These are the key concepts you need to understand to accurately answer the question.

Conditional Expectation
The concept of conditional expectation is fundamental in probability theory. It allows us to make predictions about a random variable by taking into account the information provided by another variable or set of variables.
Imagine you want to predict the outcome of a future event given all the information you have up until now. That is what conditional expectation helps you do.
Here's how it works in simpler terms:
  • The conditional expectation of a random variable, say \( X \), given another variable or a sigma-algebra \( F \), is the expected value of \( X \) taking into account the information encapsulated by \( F \).

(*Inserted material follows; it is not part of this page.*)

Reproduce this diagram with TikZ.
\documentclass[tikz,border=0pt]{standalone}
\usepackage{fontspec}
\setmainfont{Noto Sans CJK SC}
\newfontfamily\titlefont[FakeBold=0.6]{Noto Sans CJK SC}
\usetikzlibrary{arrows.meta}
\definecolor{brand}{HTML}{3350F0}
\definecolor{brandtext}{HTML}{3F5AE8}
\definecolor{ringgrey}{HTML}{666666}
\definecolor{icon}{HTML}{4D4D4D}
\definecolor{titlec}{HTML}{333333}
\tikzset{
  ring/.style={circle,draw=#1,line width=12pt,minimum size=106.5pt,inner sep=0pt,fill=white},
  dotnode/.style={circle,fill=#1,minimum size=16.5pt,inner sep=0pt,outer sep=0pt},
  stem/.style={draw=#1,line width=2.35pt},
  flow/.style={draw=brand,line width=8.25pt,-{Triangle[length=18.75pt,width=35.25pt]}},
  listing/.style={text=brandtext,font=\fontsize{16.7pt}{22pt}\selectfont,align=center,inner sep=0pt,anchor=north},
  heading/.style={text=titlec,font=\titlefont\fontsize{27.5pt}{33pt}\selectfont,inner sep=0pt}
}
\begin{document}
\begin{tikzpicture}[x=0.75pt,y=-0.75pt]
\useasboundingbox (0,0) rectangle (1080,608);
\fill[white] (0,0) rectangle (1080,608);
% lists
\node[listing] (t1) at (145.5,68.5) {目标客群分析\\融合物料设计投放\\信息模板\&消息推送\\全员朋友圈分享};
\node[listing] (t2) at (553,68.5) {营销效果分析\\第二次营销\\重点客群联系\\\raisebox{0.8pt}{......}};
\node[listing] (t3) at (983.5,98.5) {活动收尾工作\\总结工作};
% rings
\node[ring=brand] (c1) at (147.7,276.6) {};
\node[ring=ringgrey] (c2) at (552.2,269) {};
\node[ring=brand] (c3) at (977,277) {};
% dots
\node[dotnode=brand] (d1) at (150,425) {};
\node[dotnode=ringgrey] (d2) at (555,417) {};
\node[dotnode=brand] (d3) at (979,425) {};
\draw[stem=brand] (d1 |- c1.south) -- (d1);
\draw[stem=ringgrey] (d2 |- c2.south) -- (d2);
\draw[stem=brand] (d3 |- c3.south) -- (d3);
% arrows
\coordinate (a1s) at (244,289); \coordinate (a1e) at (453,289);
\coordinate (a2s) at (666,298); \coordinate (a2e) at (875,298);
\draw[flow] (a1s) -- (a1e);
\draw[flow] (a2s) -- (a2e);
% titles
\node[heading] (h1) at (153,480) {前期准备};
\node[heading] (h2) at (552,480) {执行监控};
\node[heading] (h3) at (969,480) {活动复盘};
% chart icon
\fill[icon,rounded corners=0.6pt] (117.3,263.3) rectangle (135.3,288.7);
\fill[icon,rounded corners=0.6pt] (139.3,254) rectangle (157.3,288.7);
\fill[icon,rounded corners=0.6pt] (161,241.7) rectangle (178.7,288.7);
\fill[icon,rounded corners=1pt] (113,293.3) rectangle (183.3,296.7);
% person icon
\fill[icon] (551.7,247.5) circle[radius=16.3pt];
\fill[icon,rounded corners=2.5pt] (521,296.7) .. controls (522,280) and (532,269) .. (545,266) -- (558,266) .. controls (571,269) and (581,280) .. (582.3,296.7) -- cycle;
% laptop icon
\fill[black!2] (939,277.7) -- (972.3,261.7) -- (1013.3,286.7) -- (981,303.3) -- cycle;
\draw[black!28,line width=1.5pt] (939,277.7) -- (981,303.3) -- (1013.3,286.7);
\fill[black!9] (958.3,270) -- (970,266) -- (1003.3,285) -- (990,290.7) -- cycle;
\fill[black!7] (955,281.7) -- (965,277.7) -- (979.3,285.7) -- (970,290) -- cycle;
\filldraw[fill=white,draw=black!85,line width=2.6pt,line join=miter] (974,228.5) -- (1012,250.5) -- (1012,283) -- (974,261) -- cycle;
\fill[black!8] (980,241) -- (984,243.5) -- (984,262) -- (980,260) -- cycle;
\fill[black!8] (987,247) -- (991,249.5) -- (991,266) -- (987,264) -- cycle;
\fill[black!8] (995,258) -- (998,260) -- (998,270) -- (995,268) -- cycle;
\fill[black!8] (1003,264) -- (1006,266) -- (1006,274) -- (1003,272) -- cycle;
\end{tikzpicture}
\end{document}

  • For independent variables, knowledge of one variable does not change the expectation of another. In our exercise, \( E(Y_n | F_{n-1}) = E(Y_n) = 1 \), meaning that the expectation of \( Y_n \) is not altered by knowing the past events since \( Y_n \) is independent of them.
Understanding conditional expectation is key to grasping why \( E(X_n | F_{n-1}) = X_{n-1} \) ensures that \( X_n \) forms a martingale.

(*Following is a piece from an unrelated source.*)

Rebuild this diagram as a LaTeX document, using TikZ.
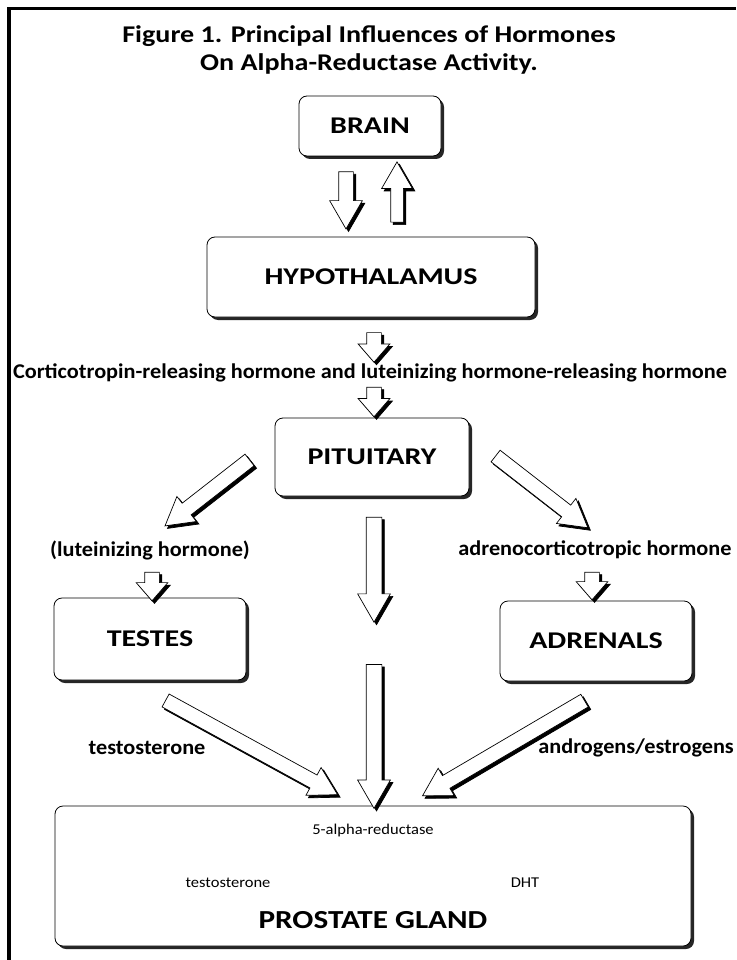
\documentclass[tikz,border=0pt]{standalone}
\usepackage{fontspec}
\setmainfont{Carlito}
\newfontfamily\titleface{Carlito}[FakeStretch=1.17]
\newfontfamily\organface{Carlito}[FakeStretch=1.25]
\newfontfamily\glandface{Carlito}[FakeStretch=1.2]
\newfontfamily\hormoneface{Carlito}[FakeStretch=1.06]
\newfontfamily\smallface{Carlito}[FakeStretch=1.1]
\usetikzlibrary{calc}
\usetikzlibrary{positioning}
\usetikzlibrary{shapes.arrows}
\usetikzlibrary{shadows}
\newcommand{\titlefont}{\titleface\fontsize{24}{28}\selectfont\bfseries}
\newcommand{\organfont}{\organface\fontsize{24}{28}\selectfont\bfseries}
\newcommand{\glandfont}{\glandface\fontsize{26}{30}\selectfont\bfseries}
\newcommand{\hormonefont}{\hormoneface\fontsize{21}{25}\selectfont\bfseries}
\newcommand{\smallfont}{\smallface\fontsize{15}{18}\selectfont}
\tikzset{organ/.style={draw,
                       fill=white,
                       rounded corners=8pt,
                       line width=0.8pt,
                       font=\organfont,
                       drop shadow={shadow xshift=3pt,shadow yshift=-3pt,fill=black!85,opacity=1}}}
\tikzset{hormone/.style={font=\hormonefont,inner sep=0pt}}
\tikzset{block arrow/.style={single arrow,
                             draw,
                             fill=white,
                             line width=0.7pt,
                             inner xsep=0pt,
                             inner ysep=7pt,
                             single arrow head extend=8.5pt,
                             single arrow tip angle=60,
                             sloped,
                             allow upside down,
                             anchor=center}}
\tikzset{short arrow/.style={single arrow tip angle=82}}
% #1 extra style, #2 name, #3 tail, #4 tip
\newcommand{\fatarrow}[4][]{%
  \path let \p1=($(#4)-(#3)$), \n1={veclen(\x1,\y1)} in
    ([shift={(2.5,2.5)}]#3) -- node [block arrow,#1,fill=black,minimum height=\n1] (#2-s) {} ([shift={(2.5,2.5)}]#4)
    (#3) -- node [block arrow,#1,minimum height=\n1] (#2) {} (#4);}
\begin{document}
\begin{tikzpicture}[x=1pt,y=-1pt]
      \useasboundingbox (0,0) rectangle (736,960);
      \draw [line width=3.5pt] (9,960) -- (9,8.5) -- (736,8.5);

      % title
      \node [font=\titlefont,anchor=base] (title1) at (369,43) {Figure 1. Principal Influences of Hormones};
      \node [font=\titlefont,anchor=base] (title2) at (369,71) {On Alpha-Reductase Activity.};

      % organs
      \node [organ,minimum width=142pt,minimum height=60pt] (brain) at (370,126) {BRAIN};
      \node [organ,minimum width=328pt,minimum height=80pt] (hyp) at (371,277) {HYPOTHALAMUS};
      \node [organ,minimum width=194pt,minimum height=78pt] (pit) at (372,457) {PITUITARY};
      \node [organ,minimum width=192pt,minimum height=82pt] (testes) at (150,639) {TESTES};
      \node [organ,minimum width=192pt,minimum height=80pt] (adrenals) at (596,641) {ADRENALS};
      \node [organ,minimum width=636pt,minimum height=140pt] (prostate) at (373,876) {};

      % hormones
      \node [hormone] (crh) at (370,373)
      {Corticotropin-releasing hormone and luteinizing hormone-releasing hormone};
      \node [hormone] (lh) at (150,550) {(luteinizing hormone)};
      \node [hormone] (acth) at (595,550) {adrenocorticotropic hormone};
      \node [hormone] (testo) at (147,748) {testosterone};
      \node [hormone,anchor=east] (andro) at (734,748) {androgens/estrogens};

      % inside the prostate
      \node [font=\smallfont] (reductase) at (373,830) {5-alpha-reductase};
      \node [font=\smallfont] (testoin) at (228,883) {testosterone};
      \node [font=\smallfont] (dht) at (525,883) {DHT};
      \node [font=\glandfont] (gland) at (373,920) {PROSTATE GLAND};

      % arrow ends
      \coordinate (a1t) at ($(brain.south)+(-24,9)$);
      \coordinate (a1h) at ($(hyp.north)+(-25,-14)$);
      \coordinate (a2t) at ($(hyp.north)+(26,-9)$);
      \coordinate (a2h) at ($(brain.south)+(27,11)$);
      \coordinate (a3t) at ($(hyp.south)+(3,11)$);
      \coordinate (a3h) at ($(crh.center)+(4,-15)$);
      \coordinate (a4t) at ($(crh.center)+(4,10)$);
      \coordinate (a4h) at ($(pit.north)+(2,-5)$);
      \coordinate (a5t) at ($(pit.west)+(-20,-1)$);
      \coordinate (a5h) at ($(lh.center)+(20,-28)$);
      \coordinate (a6t) at ($(pit.east)+(21,-5)$);
      \coordinate (a6h) at ($(acth.center)+(-12,-26)$);
      \coordinate (a7t) at ($(pit.south)+(2,14)$);
      \coordinate (a7h) at ($(pit.south)+(2,119)$);
      \coordinate (a8t) at ($(lh.center)+(2,18)$);
      \coordinate (a8h) at ($(testes.north)+(2,-1)$);
      \coordinate (a9t) at ($(acth.center)+(-3,18)$);
      \coordinate (a9h) at ($(adrenals.north)+(-4,-5)$);
      \coordinate (a10t) at ($(testes.south)+(10,17)$);
      \coordinate (a10h) at ($(prostate.north)+(-41,-14)$);
      \coordinate (a11t) at ($(prostate.north)+(1,-148)$);
      \coordinate (a11h) at ($(prostate.north)+(1,-4)$);
      \coordinate (a12t) at ($(adrenals.south)+(-6,16)$);
      \coordinate (a12h) at ($(prostate.north)+(55,-13)$);

      % arrows
      \fatarrow[single arrow head extend=9pt]{a1}{a1t}{a1h}
      \fatarrow[inner ysep=6pt,single arrow head extend=9pt]{a2}{a2t}{a2h}
      \fatarrow[short arrow]{a3}{a3t}{a3h}
      \fatarrow[short arrow]{a4}{a4t}{a4h}
      \fatarrow{a5}{a5t}{a5h}
      \fatarrow{a6}{a6t}{a6h}
      \fatarrow[inner ysep=7.5pt]{a7}{a7t}{a7h}
      \fatarrow[short arrow]{a8}{a8t}{a8h}
      \fatarrow[short arrow]{a9}{a9t}{a9h}
      \fatarrow{a10}{a10t}{a10h}
      \fatarrow[inner ysep=7.5pt]{a11}{a11t}{a11h}
      \fatarrow{a12}{a12t}{a12h}

    \end{tikzpicture}
\end{document}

Martingale Convergence Theorem
The Martingale Convergence Theorem is a powerful result in probability theory.
It tells us about the behavior of martingales, which are specific types of sequences of random variables that typically model "fair" games or processes.Key points of the theorem include:
  • If a sequence \( X_n \) is a martingale, meaning that its conditional expectation given past variables equals the current value, it has tendencies of stable long-term behavior.
  • The theorem states that such a sequence converges almost surely and in \( L^1 \) under certain conditions.

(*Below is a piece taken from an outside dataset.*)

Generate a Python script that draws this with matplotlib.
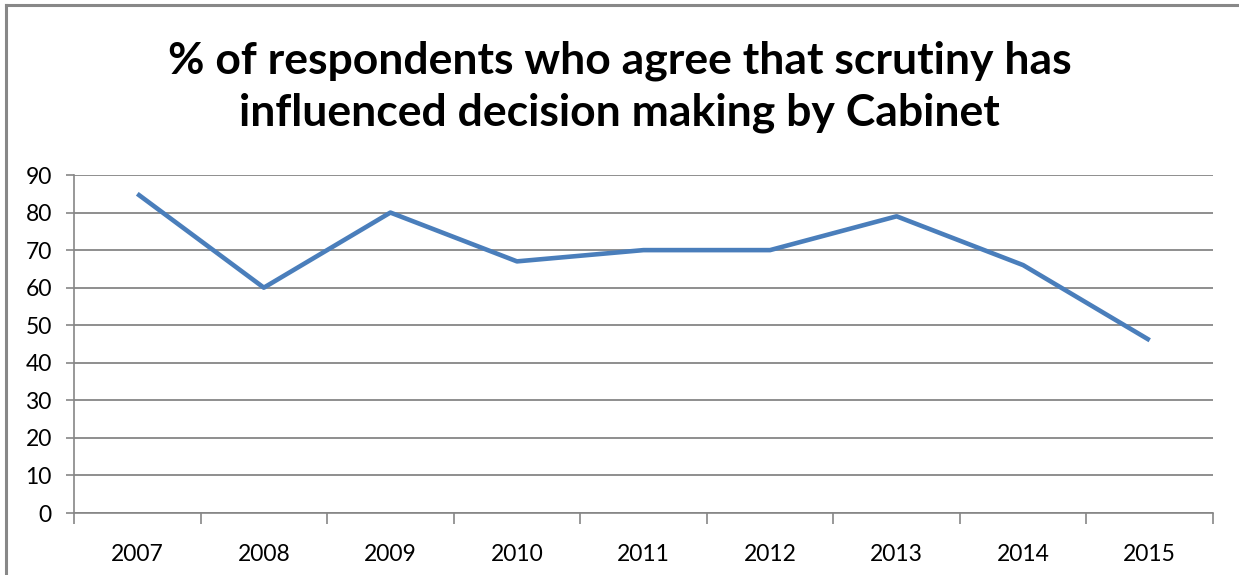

  • These conditions include the boundedness of the martingale's expected values, ensuring that they do not "explode" to infinity.
In our exercise, after showing that \( X_n \) is a martingale and checking that its expectations are bounded, the Martingale Convergence Theorem guarantees that \( X_n \) settles down to a limit.
This is a crucial step in understanding its long-term behavior.
Independent and Identically Distributed Random Variables
Independent and Identically Distributed (i.i.d.) random variables form the backbone of many statistical models and theories.Here's what makes them significant:
  • "Independent" means that the outcome of one variable does not affect the others. They are unrelated and have no influence over each other's probabilities.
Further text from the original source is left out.